● TASK DETAILS
Do not repeat pictures. Repeat exactly the lines of the listing below from its first line through the line with "(nl2) at (1.16,0.28)".
┄┄┄┄┄┄┄┄┄┄┄┄┄┄┄┄┄┄┄┄
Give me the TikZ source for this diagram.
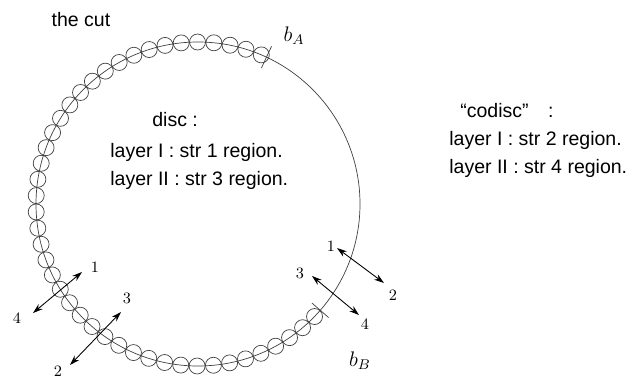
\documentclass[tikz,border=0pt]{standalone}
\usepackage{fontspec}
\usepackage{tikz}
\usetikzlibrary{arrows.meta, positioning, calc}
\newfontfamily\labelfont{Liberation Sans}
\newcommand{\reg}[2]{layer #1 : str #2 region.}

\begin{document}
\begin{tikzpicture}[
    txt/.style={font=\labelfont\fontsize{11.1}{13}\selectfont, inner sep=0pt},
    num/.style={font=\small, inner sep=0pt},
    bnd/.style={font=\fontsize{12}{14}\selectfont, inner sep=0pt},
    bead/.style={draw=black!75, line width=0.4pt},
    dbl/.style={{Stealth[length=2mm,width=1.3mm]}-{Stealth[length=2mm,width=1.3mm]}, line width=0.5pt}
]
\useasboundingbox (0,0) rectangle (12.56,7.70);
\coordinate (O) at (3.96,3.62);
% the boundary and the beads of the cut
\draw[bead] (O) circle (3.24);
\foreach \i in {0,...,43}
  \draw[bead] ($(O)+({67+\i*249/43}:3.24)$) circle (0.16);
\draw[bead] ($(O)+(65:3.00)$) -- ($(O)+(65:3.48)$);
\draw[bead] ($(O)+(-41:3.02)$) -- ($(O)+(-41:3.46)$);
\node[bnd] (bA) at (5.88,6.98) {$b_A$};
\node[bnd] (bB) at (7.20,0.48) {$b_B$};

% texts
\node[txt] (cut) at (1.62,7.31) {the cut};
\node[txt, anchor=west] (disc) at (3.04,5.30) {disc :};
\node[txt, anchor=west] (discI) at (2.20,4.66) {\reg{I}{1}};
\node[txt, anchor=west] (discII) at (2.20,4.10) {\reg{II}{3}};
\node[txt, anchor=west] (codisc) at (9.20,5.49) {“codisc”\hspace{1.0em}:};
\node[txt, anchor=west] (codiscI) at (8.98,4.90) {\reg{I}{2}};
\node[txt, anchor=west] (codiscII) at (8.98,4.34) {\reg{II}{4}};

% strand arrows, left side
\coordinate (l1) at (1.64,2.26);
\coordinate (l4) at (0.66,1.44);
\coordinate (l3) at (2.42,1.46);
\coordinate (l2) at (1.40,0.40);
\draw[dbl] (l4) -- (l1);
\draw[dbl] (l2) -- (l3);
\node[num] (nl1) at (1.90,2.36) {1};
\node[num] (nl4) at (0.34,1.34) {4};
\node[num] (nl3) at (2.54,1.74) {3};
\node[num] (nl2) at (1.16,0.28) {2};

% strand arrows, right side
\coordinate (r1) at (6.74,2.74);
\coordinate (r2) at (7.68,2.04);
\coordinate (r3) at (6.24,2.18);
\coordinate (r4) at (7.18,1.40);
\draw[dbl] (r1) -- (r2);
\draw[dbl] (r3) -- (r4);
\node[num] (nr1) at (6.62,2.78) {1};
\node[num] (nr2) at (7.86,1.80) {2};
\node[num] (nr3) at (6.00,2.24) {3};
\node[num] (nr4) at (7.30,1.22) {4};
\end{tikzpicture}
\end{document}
┄┄┄┄┄┄┄┄┄┄┄┄┄┄┄┄┄┄┄┄
● THE OUTPUT
Give me the TikZ source for this diagram.
\documentclass[tikz,border=0pt]{standalone}
\usepackage{fontspec}
\usepackage{tikz}
\usetikzlibrary{arrows.meta, positioning, calc}
\newfontfamily\labelfont{Liberation Sans}
\newcommand{\reg}[2]{layer #1 : str #2 region.}

\begin{document}
\begin{tikzpicture}[
    txt/.style={font=\labelfont\fontsize{11.1}{13}\selectfont, inner sep=0pt},
    num/.style={font=\small, inner sep=0pt},
    bnd/.style={font=\fontsize{12}{14}\selectfont, inner sep=0pt},
    bead/.style={draw=black!75, line width=0.4pt},
    dbl/.style={{Stealth[length=2mm,width=1.3mm]}-{Stealth[length=2mm,width=1.3mm]}, line width=0.5pt}
]
\useasboundingbox (0,0) rectangle (12.56,7.70);
\coordinate (O) at (3.96,3.62);
% the boundary and the beads of the cut
\draw[bead] (O) circle (3.24);
\foreach \i in {0,...,43}
  \draw[bead] ($(O)+({67+\i*249/43}:3.24)$) circle (0.16);
\draw[bead] ($(O)+(65:3.00)$) -- ($(O)+(65:3.48)$);
\draw[bead] ($(O)+(-41:3.02)$) -- ($(O)+(-41:3.46)$);
\node[bnd] (bA) at (5.88,6.98) {$b_A$};
\node[bnd] (bB) at (7.20,0.48) {$b_B$};

% texts
\node[txt] (cut) at (1.62,7.31) {the cut};
\node[txt, anchor=west] (disc) at (3.04,5.30) {disc :};
\node[txt, anchor=west] (discI) at (2.20,4.66) {\reg{I}{1}};
\node[txt, anchor=west] (discII) at (2.20,4.10) {\reg{II}{3}};
\node[txt, anchor=west] (codisc) at (9.20,5.49) {“codisc”\hspace{1.0em}:};
\node[txt, anchor=west] (codiscI) at (8.98,4.90) {\reg{I}{2}};
\node[txt, anchor=west] (codiscII) at (8.98,4.34) {\reg{II}{4}};

% strand arrows, left side
\coordinate (l1) at (1.64,2.26);
\coordinate (l4) at (0.66,1.44);
\coordinate (l3) at (2.42,1.46);
\coordinate (l2) at (1.40,0.40);
\draw[dbl] (l4) -- (l1);
\draw[dbl] (l2) -- (l3);
\node[num] (nl1) at (1.90,2.36) {1};
\node[num] (nl4) at (0.34,1.34) {4};
\node[num] (nl3) at (2.54,1.74) {3};
\node[num] (nl2) at (1.16,0.28) {2};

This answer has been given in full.